A Bittersweet Providence
By Laurie Mathers
It was her childhood home, the place where she married her husband and gave birth to two sons. After ten years away, she was back in Bethlehem of Judah, with nothing but a young foreign woman at her side. The townspeople struggled to put a name to her changed face. Her name was Pleasant, Naomi, in Hebrew. The sound of it alone made people smile. If names were prophetic, hers was a blessing. But now, here in Bethlehem, after all these years, and after everything she had lost, her name sounded like a cruel joke.

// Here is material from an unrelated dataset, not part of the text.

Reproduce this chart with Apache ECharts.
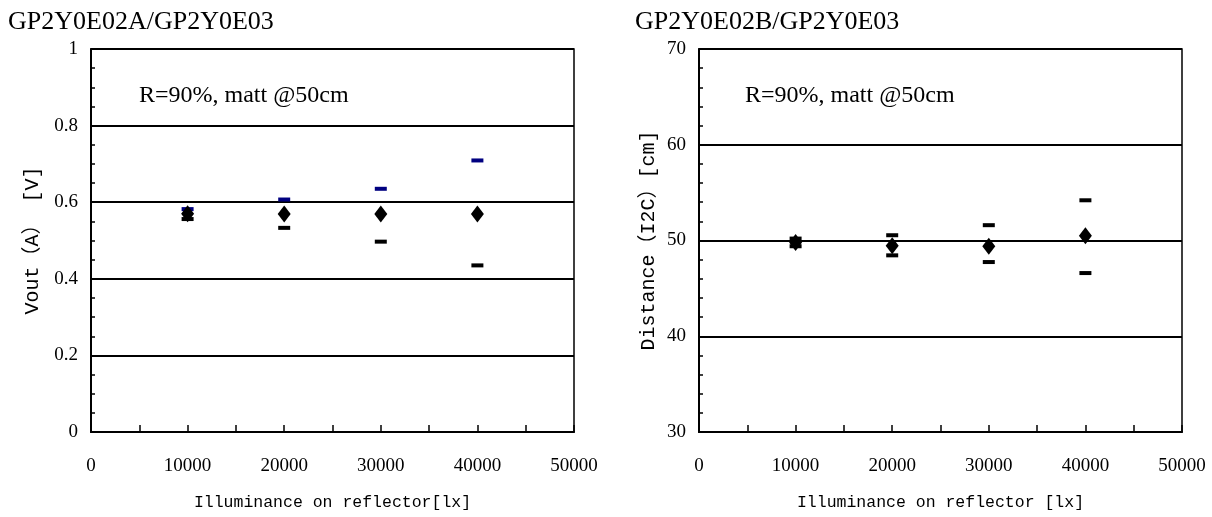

She begged them, “Do not call me Naomi; call me Mara, for the Almighty has dealt very bitterly with me. I went away full, and the LORD has brought me back empty.” Ruth 1.21-22a
In those days, judges ruled Israel and the people did whatever seemed right in their own eyes. When the people turned their backs on God, He would bring war or famine until they cried out to Him again.
During one such famine Naomi’s husband took his family to sojourn in Moab, the land of their enemies (Deut. 23.3-6), because food was plentiful there. And there, he died, leaving Naomi with her two sons, who, in disobedience to God’s command, married Moabite women (Deut. 7.3-4). With no husband, and with her sons tied to Moab, there was no turning back. Naomi devoted her pleasant nature to the family that remained, winning the hearts of her daughters-in-law in the process.
When both of her sons died, everything Naomi had ever loved, every blessing she’d brought with her, and all her financial provision was gone. Hunger had begun to eat away at her and her daughters-in-law, when she got word that God had once again blessed Israel with food. With no future to promise them, Naomi encouraged her now beloved daughter’s-in-law to go back to their own families, get married, and start over without her. But one, Ruth, refused to leave the mother she’d grown to love or the God who, through Naomi, she had learned to honor.
What Naomi did not know as she changed her name to Mara, was that even in her wanderings in a foreign land, even in her grief, even when providence was bitter, not pleasant, God was with her. In kindness He was converting an idolatrous foreign woman into a faithful, God-fearing daughter. He was carefully preparing the way for Naomi’s return home to God’s likewise idolatrous people and lovingly providing the means not only for her joy and redemption through the birth of her grandson, Obed, but for theirs through Obed’s grandson, King David, and for ours through the Son of David, Jesus Christ, Savior of the world.
It was no mistake, even in the midst of her bitter grief and loss, that Naomi’s name was Pleasant.